African Studies Quarterly

MICROFINANCE AND POVERTY REDUCTION. Johnson, Susan and Ben Rogaly. UK/Ireland: Oxfam and Actionaid. 1997. Pp. 134. ©

In the pages of Microfinance and Poverty Reduction, the reader encounters the interface between the eradication of poverty and finance in the Third World. Well-known empirical examples of such microfinance include Grameen Bank in Bangladesh, Indonesia's Bank Rakyat, and Bolivia's Banco Sol. The book is not the usual academic evaluation or critique. Rather, it is written as a 'how to' manual, filled with examples to illustrate pitfalls, warn of difficulties, identify niches, and indicate needs. The work is contemporary and set within a global economy which has moved from Keynsian state intervention to the neo-liberal present of market-based solutions. It does not attempt to address poverty by denoting the fundamental causes of such destitution. Instead, it assumes that these are given. The task at hand is for finance to come to the rescue of the poor. Johnson and Rogaly address the issue of how to best accomplish this.
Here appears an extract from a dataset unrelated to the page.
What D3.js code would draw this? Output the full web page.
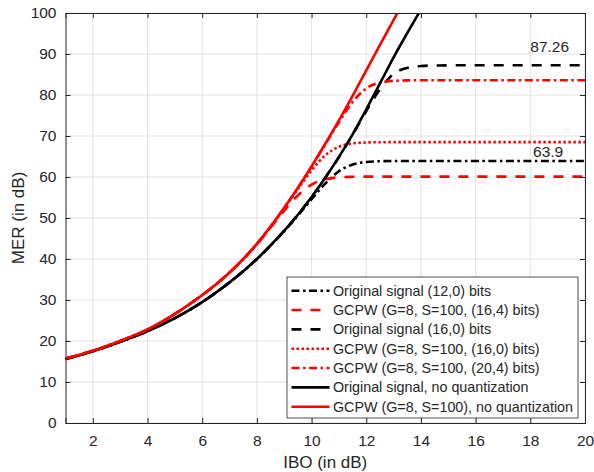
<!DOCTYPE html>
<html><head><meta charset="utf-8">
<script src="https://cdn.jsdelivr.net/npm/d3@7"></script>
<style>
body{margin:0;background:#fff;}
text{font-family:"Liberation Sans",Arial,Helvetica,sans-serif;fill:#262626;}
</style></head>
<body>
<svg id="c" width="594" height="472"></svg>
<script>
// ---- data ----
const xTicks = [2,4,6,8,10,12,14,16,18,20];
const yTicks = [0,10,20,30,40,50,60,70,80,90,100];

const ibo = [1,2,3,4,5,6,6.5,7,7.5,8,8.5,9,9.5,10,10.5,11,11.5,12,12.5,13,13.5,14,14.5,15,16,17,18,19,20];

// Original signal, no quantization
const origNoQ = [15.6,17.5,19.8,22.4,25.6,29.5,31.8,34.3,37.0,40.0,43.3,46.9,50.8,55.1,59.8,64.9,70.4,76.5,82.8,89.2,95.1,100.8,106,111,null,null,null,null,null];
// GCPW, no quantization
const gcpwNoQ = [15.7,17.6,20.0,22.8,26.6,31.2,33.8,36.7,40.0,43.7,47.9,52.5,57.4,62.6,68.1,73.8,79.8,86.0,92.2,98.3,104.4,110,null,null,null,null,null,null,null];
// Original signal (12,0) bits
const orig12 = [15.6,17.5,19.8,22.4,25.6,29.5,31.8,34.3,37.0,40.0,43.3,46.8,50.6,54.6,58.4,61.4,63.04,63.67,63.84,63.89,63.9,63.9,63.9,63.9,63.9,63.9,63.9,63.9,63.9];
// GCPW (16,4) bits
const gcpw164 = [15.7,17.6,20.0,22.8,26.6,31.2,33.8,36.7,39.95,43.6,47.65,51.8,55.53,58.16,59.46,59.92,60.05,60.1,60.1,60.1,60.1,60.1,60.1,60.1,60.1,60.1,60.1,60.1,60.1];
// Original signal (16,0) bits
const orig16 = [15.6,17.5,19.8,22.4,25.6,29.5,31.8,34.3,37.0,40.0,43.3,46.9,50.8,55.1,59.8,64.8,70.3,76.1,81.4,85.15,86.6,87.06,87.2,87.24,87.26,87.26,87.26,87.26,87.26];
// GCPW (16,0) bits
const gcpw160 = [15.7,17.6,20.0,22.8,26.6,31.2,33.8,36.7,40.0,43.65,47.86,52.39,57.08,61.61,65.29,67.38,68.19,68.42,68.48,68.5,68.5,68.5,68.5,68.5,68.5,68.5,68.5,68.5,68.5];
// GCPW (20,4) bits
const gcpw204 = [15.7,17.6,20.0,22.8,26.6,31.2,33.8,36.7,40.0,43.7,47.9,52.48,57.35,62.57,67.98,73.37,78.29,81.63,83.04,83.45,83.56,83.59,83.6,83.6,83.6,83.6,83.6,83.6,83.6];

const seriesNames = [
  "Original signal (12,0) bits",
  "GCPW (G=8, S=100, (16,4) bits)",
  "Original signal (16,0) bits",
  "GCPW (G=8, S=100, (16,0) bits)",
  "GCPW (G=8, S=100, (20,4) bits)",
  "Original signal, no quantization",
  "GCPW (G=8, S=100), no quantization"
];
const seriesValues = [orig12, gcpw164, orig16, gcpw160, gcpw204, origNoQ, gcpwNoQ];
const seriesColors = ["#000","#ff0000","#000","#ff0000","#ff0000","#000","#ff0000"];
const seriesDash = ["8,3.5,2.5,3.5","10,9","10,9","2.5,2.5","8,3.5,2.5,3.5",null,null];

const annotations = [
  {text:"87.26", x:18.0, y:91.8},
  {text:"63.9", x:18.1, y:66.3}
];

// ---- layout ----
const svg = d3.select("#c");
const L = 65.5, R = 585, T = 13, B = 423;
const x = d3.scaleLinear().domain([1,20]).range([L,R]);
const y = d3.scaleLinear().domain([0,100]).range([B,T]);
const axisCol = "#262626";

// grid
const g = svg.append("g");
g.selectAll(".gx").data(xTicks).enter().append("line")
  .attr("x1",d=>x(d)).attr("x2",d=>x(d)).attr("y1",T).attr("y2",B)
  .attr("stroke","#e3e3e3").attr("stroke-width",1);
g.selectAll(".gy").data(yTicks).enter().append("line")
  .attr("y1",d=>y(d)).attr("y2",d=>y(d)).attr("x1",L).attr("x2",R)
  .attr("stroke","#e3e3e3").attr("stroke-width",1);

// clip
svg.append("clipPath").attr("id","clip").append("rect")
  .attr("x",L).attr("y",T).attr("width",R-L).attr("height",B-T);

const line = d3.line()
  .defined(d=>d[1]!==null)
  .x(d=>x(d[0])).y(d=>y(d[1]))
  .curve(d3.curveMonotoneX);

const plot = svg.append("g").attr("clip-path","url(#clip)");
seriesValues.forEach((vals,i)=>{
  const pts = ibo.map((v,j)=>[v, vals[j]]);
  plot.append("path").datum(pts)
    .attr("d",line).attr("fill","none")
    .attr("stroke",seriesColors[i]).attr("stroke-width",2.6)
    .attr("stroke-dasharray",seriesDash[i]);
});

// axes (box with inner ticks)
const ax = svg.append("g");
const xb = d3.axisBottom(x).tickValues(xTicks).tickSize(-5).tickPadding(12).tickFormat(d3.format("d"));
const yl = d3.axisLeft(y).tickValues(yTicks).tickSize(-5).tickPadding(9).tickFormat(d3.format("d"));
const xt = d3.axisTop(x).tickValues(xTicks).tickSize(-5).tickFormat("");
const yr = d3.axisRight(y).tickValues(yTicks).tickSize(-5).tickFormat("");
[[xb,`translate(0,${B})`],[yl,`translate(${L},0)`],[xt,`translate(0,${T})`],[yr,`translate(${R},0)`]].forEach(([a,t])=>{
  const gg = ax.append("g").attr("transform",t).call(a);
  gg.select(".domain").attr("stroke",axisCol).attr("stroke-width",1);
  gg.selectAll(".tick line").attr("stroke",axisCol);
  gg.selectAll(".tick text").style("font-size","15.5px").attr("fill",axisCol)
    .style("font-family",'"Liberation Sans",Arial,sans-serif');
});

// axis labels
svg.append("text").attr("x",(L+R)/2).attr("y",468).attr("text-anchor","middle")
  .style("font-size","17px").text("IBO (in dB)");
svg.append("text").attr("transform",`translate(24,${(T+B)/2}) rotate(-90)`)
  .attr("text-anchor","middle").style("font-size","17px").text("MER (in dB)");

// annotations
svg.selectAll(".ann").data(annotations).enter().append("text")
  .attr("x",d=>x(d.x)).attr("y",d=>y(d.y)).attr("dy","0.35em")
  .style("font-size","15.5px").text(d=>d.text);

// legend
const lg = svg.append("g");
lg.append("rect").attr("x",287).attr("y",277).attr("width",291).attr("height",141)
  .attr("fill","#fff").attr("stroke",axisCol).attr("stroke-width",0.8);
seriesNames.forEach((n,i)=>{
  const yy = 290.7 + i*19.33;
  lg.append("line").attr("x1",291.5).attr("x2",329.5).attr("y1",yy).attr("y2",yy)
    .attr("stroke",seriesColors[i]).attr("stroke-width",2.6)
    .attr("stroke-dasharray",seriesDash[i]);
  lg.append("text").attr("x",333).attr("y",yy).attr("dy","0.35em")
    .style("font-size","14.3px").text(n);
});
</script>
</body></html>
Preparation of the book was a collegial effort which combined and integrated several background papers, as well as a series of case study investigations from various corners of the globe (Mexico, Pakistan, the Gambia, Ecuador, and even one from an inner city in the U.K). Moreover, the work is a pleasure to read because most of the sources - a combination of reports, evaluations, oral presentations, and obscure books or journals - are not usually found in university libraries.
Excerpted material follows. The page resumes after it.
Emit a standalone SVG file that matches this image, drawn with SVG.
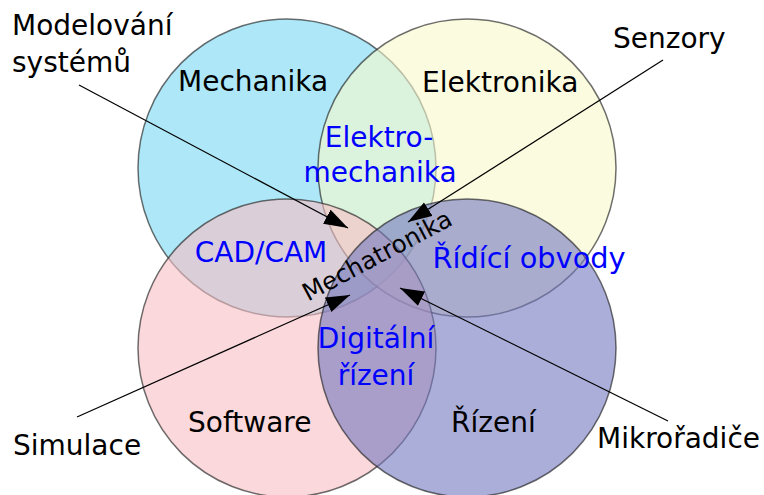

The word "microfinance" in the title should not elicit fear and confusion. This is a manual for an Aid Provider and not for a Chartered Accountant. So the reader will not be confused by mathematical equations and jargon. Poverty eradication through microfinance is the thesis which binds the book neatly together. The work addresses financial intervention and social change; savings, credit, collateral, and sustainability overcome poverty. As the authors write, " … recent developments in the design of microfinance schemes have generated an understandably high degree of excitement. This is because innovative features in design have reduced the costs and risks of making loans to poor and isolated people, and make financial services available to people who were previously excluded" (pp. 6-7).

The excitement is expressed in their investigation of the issue. Rather than providing a set formula for monetary intervention, the authors recommend a variable overall approach. The concern is to enable people to overcome poverty. The investigation is based upon a thorough understanding of the workings of existing financial services. Intervention must not be blind, addressing areas of both strength and weakness. They suggest interventions should tread lightly (p. 14) and indicate a set of cautionary notes (pp. 25-6) for linkages with informal financial services.
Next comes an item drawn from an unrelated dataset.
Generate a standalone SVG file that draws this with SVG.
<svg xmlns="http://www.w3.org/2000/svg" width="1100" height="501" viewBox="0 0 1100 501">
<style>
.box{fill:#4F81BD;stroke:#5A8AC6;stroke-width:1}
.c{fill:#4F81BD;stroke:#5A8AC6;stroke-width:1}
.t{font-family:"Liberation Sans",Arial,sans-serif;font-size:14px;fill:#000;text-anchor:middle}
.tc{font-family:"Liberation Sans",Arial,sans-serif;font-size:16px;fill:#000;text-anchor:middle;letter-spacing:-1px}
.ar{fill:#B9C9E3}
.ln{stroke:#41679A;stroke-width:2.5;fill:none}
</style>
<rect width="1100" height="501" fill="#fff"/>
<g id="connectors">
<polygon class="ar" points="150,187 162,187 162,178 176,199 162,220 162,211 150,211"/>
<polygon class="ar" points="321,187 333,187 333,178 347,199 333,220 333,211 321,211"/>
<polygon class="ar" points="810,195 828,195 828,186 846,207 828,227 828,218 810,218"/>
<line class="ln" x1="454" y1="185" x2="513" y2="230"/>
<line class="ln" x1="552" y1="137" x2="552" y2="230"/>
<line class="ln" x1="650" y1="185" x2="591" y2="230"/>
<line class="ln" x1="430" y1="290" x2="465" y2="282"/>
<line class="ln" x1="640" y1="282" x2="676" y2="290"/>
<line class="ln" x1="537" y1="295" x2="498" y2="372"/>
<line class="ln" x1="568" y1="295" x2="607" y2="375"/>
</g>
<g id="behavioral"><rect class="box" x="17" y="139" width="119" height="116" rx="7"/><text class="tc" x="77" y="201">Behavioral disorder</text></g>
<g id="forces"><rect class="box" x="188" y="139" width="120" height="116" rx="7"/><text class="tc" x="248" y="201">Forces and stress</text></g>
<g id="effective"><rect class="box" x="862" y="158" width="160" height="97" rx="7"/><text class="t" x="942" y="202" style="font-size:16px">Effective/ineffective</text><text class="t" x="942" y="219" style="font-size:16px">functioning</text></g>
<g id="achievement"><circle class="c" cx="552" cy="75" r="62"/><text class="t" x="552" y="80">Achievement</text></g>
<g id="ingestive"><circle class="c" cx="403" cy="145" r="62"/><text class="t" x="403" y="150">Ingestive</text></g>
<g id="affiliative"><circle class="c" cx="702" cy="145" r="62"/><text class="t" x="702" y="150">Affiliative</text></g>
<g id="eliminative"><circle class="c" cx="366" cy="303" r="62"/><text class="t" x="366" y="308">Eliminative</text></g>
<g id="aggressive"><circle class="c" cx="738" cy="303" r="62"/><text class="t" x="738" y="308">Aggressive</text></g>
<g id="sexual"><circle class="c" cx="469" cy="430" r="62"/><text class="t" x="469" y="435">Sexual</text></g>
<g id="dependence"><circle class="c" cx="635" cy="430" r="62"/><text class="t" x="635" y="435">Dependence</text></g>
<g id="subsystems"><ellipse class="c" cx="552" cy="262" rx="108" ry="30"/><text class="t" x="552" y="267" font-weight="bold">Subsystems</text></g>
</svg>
Upon this foundation, the work considers issues of the of intervention design (size and forms of loan, target clusters, disbursement, gender, group-based lending, mobilization, the use of savings, repayment, and interest). It then considers performance and endurability (management, self-sustaining, monitoring, rotating funds, and eventual departure). This is followed by an assessment of the impact of such efforts, including both methodological and practical concerns. Each includes a brief summary and conclusions section, furnishing a neat overview. The study is then tied together by the five case study investigations which present lessons regarding the pitfalls of microfinance intervention. These are especially vital in that they explicitly speak to the issues raised in the previous analysis.

This book is about helping to eradicate poverty. On its own terms, this book is a winner, underlined by its thoroughness and care. However, as a contribution to the study of Third World (or African) development, it is a curious voice from the past. It not only conflates Third World and First World poverty, but it assumes that the fundamental cause of such destitution resides in an internal barrier - the lack of monetary support. It is well known that financial constraints are a correlate of poverty and underdevelopment. However, it is not the cause! The implicit argument of this book is that microfinance, if properly applied, will overcome poverty and underdevelopment. The World Bank will be enamoured by this modernization approach. The implicit message is one of aiding/coping, but not one of overcoming poverty. Microfinance relieves symptoms and this manual is superb in outlining its operations. My disquiet is rather with the mindset which informs this investigation.